Given request | The data below should be printed in full, exactly, and without any of its images.

-- Start Source excerpt --

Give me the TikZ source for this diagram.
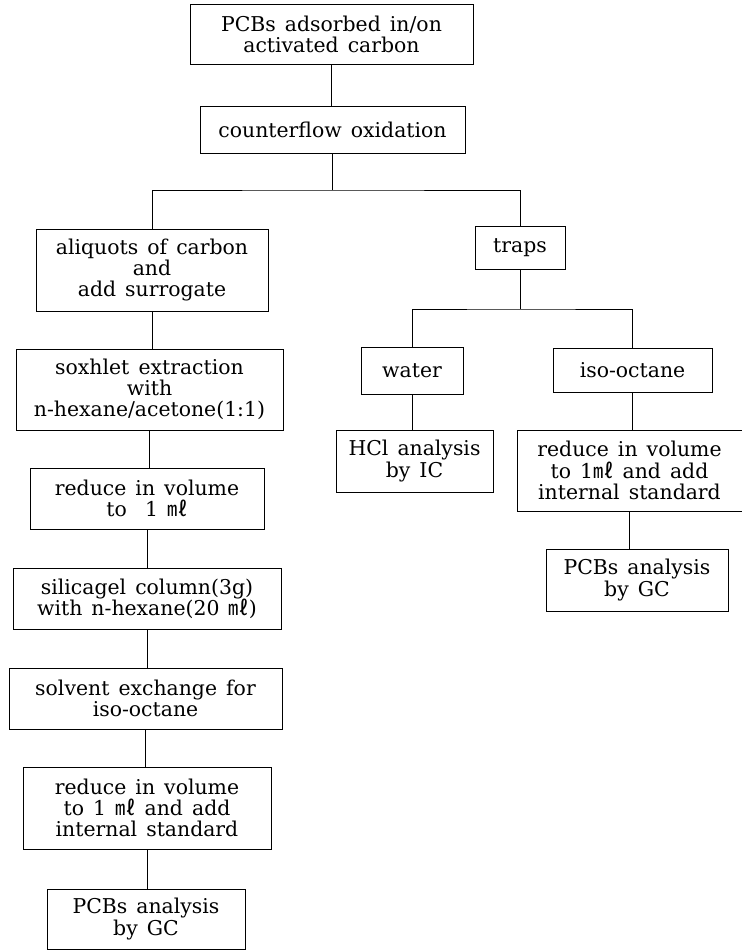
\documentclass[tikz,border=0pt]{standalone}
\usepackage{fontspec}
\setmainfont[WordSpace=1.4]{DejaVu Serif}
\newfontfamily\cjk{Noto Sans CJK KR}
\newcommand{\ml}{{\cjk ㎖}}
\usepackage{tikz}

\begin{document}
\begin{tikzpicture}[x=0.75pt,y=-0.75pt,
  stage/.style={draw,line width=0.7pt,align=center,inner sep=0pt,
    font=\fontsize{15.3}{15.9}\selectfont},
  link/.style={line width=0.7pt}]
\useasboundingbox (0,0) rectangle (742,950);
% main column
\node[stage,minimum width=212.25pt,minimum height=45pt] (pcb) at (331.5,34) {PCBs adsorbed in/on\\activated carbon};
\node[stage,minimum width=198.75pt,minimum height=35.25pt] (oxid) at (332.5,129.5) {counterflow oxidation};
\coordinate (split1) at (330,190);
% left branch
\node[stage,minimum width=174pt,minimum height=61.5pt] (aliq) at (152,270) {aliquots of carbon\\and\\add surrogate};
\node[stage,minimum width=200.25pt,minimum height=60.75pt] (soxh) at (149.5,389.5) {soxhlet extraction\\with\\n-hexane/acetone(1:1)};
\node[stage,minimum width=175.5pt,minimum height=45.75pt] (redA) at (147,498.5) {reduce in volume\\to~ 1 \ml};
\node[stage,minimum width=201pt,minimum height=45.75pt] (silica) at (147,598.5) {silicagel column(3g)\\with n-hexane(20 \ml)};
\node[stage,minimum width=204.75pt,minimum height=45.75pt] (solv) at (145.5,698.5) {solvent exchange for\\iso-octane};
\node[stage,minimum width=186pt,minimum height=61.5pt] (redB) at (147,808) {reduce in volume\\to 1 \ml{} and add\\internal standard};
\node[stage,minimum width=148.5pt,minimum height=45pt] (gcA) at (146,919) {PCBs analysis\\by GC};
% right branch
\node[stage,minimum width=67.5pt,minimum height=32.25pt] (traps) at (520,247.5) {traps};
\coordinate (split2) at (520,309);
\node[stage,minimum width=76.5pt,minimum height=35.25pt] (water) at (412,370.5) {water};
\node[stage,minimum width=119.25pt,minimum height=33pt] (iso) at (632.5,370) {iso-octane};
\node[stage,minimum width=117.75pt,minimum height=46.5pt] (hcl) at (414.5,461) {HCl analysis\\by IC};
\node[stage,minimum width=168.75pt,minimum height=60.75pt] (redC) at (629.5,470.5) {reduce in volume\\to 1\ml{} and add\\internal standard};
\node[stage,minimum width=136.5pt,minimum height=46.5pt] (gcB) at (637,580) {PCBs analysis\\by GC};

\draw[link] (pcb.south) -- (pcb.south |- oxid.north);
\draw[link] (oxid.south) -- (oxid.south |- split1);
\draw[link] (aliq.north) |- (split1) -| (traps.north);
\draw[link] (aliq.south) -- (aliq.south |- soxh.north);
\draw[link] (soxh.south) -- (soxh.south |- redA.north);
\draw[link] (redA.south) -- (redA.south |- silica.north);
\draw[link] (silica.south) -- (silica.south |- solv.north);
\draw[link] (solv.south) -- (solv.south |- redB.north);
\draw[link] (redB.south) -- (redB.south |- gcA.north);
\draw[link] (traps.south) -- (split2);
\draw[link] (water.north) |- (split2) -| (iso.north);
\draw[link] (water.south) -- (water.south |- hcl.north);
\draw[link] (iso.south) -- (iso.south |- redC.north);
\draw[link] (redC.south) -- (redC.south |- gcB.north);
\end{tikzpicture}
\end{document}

-- End Source excerpt --

Exercise response |
Give me the TikZ source for this diagram.
\documentclass[tikz,border=0pt]{standalone}
\usepackage{fontspec}
\setmainfont[WordSpace=1.4]{DejaVu Serif}
\newfontfamily\cjk{Noto Sans CJK KR}
\newcommand{\ml}{{\cjk ㎖}}
\usepackage{tikz}

\begin{document}
\begin{tikzpicture}[x=0.75pt,y=-0.75pt,
  stage/.style={draw,line width=0.7pt,align=center,inner sep=0pt,
    font=\fontsize{15.3}{15.9}\selectfont},
  link/.style={line width=0.7pt}]
\useasboundingbox (0,0) rectangle (742,950);
% main column
\node[stage,minimum width=212.25pt,minimum height=45pt] (pcb) at (331.5,34) {PCBs adsorbed in/on\\activated carbon};
\node[stage,minimum width=198.75pt,minimum height=35.25pt] (oxid) at (332.5,129.5) {counterflow oxidation};
\coordinate (split1) at (330,190);
% left branch
\node[stage,minimum width=174pt,minimum height=61.5pt] (aliq) at (152,270) {aliquots of carbon\\and\\add surrogate};
\node[stage,minimum width=200.25pt,minimum height=60.75pt] (soxh) at (149.5,389.5) {soxhlet extraction\\with\\n-hexane/acetone(1:1)};
\node[stage,minimum width=175.5pt,minimum height=45.75pt] (redA) at (147,498.5) {reduce in volume\\to~ 1 \ml};
\node[stage,minimum width=201pt,minimum height=45.75pt] (silica) at (147,598.5) {silicagel column(3g)\\with n-hexane(20 \ml)};
\node[stage,minimum width=204.75pt,minimum height=45.75pt] (solv) at (145.5,698.5) {solvent exchange for\\iso-octane};
\node[stage,minimum width=186pt,minimum height=61.5pt] (redB) at (147,808) {reduce in volume\\to 1 \ml{} and add\\internal standard};
\node[stage,minimum width=148.5pt,minimum height=45pt] (gcA) at (146,919) {PCBs analysis\\by GC};
% right branch
\node[stage,minimum width=67.5pt,minimum height=32.25pt] (traps) at (520,247.5) {traps};
\coordinate (split2) at (520,309);
\node[stage,minimum width=76.5pt,minimum height=35.25pt] (water) at (412,370.5) {water};
\node[stage,minimum width=119.25pt,minimum height=33pt] (iso) at (632.5,370) {iso-octane};
\node[stage,minimum width=117.75pt,minimum height=46.5pt] (hcl) at (414.5,461) {HCl analysis\\by IC};
\node[stage,minimum width=168.75pt,minimum height=60.75pt] (redC) at (629.5,470.5) {reduce in volume\\to 1\ml{} and add\\internal standard};
\node[stage,minimum width=136.5pt,minimum height=46.5pt] (gcB) at (637,580) {PCBs analysis\\by GC};

\draw[link] (pcb.south) -- (pcb.south |- oxid.north);
\draw[link] (oxid.south) -- (oxid.south |- split1);
\draw[link] (aliq.north) |- (split1) -| (traps.north);
\draw[link] (aliq.south) -- (aliq.south |- soxh.north);
\draw[link] (soxh.south) -- (soxh.south |- redA.north);
\draw[link] (redA.south) -- (redA.south |- silica.north);
\draw[link] (silica.south) -- (silica.south |- solv.north);
\draw[link] (solv.south) -- (solv.south |- redB.north);
\draw[link] (redB.south) -- (redB.south |- gcA.north);
\draw[link] (traps.south) -- (split2);
\draw[link] (water.north) |- (split2) -| (iso.north);
\draw[link] (water.south) -- (water.south |- hcl.north);
\draw[link] (iso.south) -- (iso.south |- redC.north);
\draw[link] (redC.south) -- (redC.south |- gcB.north);
\end{tikzpicture}
\end{document}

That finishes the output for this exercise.